The bridge introduces a third party, or at least a second person who's checked out.

"But you don't give a damn / About it, about it now / Lend me a hand / And shout it, and shout it"

The ask here is strange. Someone doesn't care, and the narrator's response is to ask them to shout about their indifference anyway. There's something almost defiant in that, like White is insisting the apathy be acknowledged publicly even if it can't be reversed.

It also shifts the emotional register of the song. Up to this point, everything has been stated flatly. The bridge is the first place where something like frustration breaks through. The repetition of "shout it" has an urgency that the rest of the song deliberately withholds.

Outro

The demand echoes out

The outro strips it back to the one phrase left standing: "and shout it, and shout it now." No resolution, no return to the love-and-money equation, just that unresolved demand going out into silence.

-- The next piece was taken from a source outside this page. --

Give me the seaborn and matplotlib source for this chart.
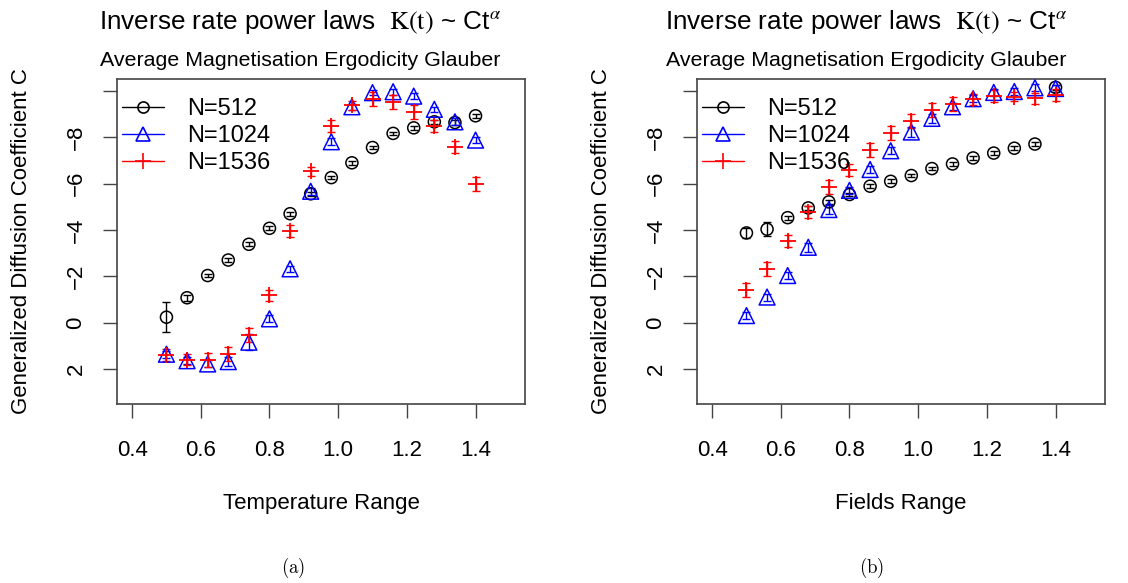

It's a fitting close for a song that never explains itself. The shouting isn't catharsis. It's evidence that something went unheard.

Conclusion

"Dollar Bill" opens with pocket change and ends with an unanswered demand, and the distance between those two things is where the whole song lives. What White is really examining is how financial dependency and emotional attachment aren't separate categories. They use the same mechanics: obligation, leverage, the transfer of something valuable between people who aren't quite equal.

The song never tells you whether the love was real or transactional, and that's the point. Once debt enters the picture, that question stops mattering. You already owe someone something, and that changes everything about what the love means.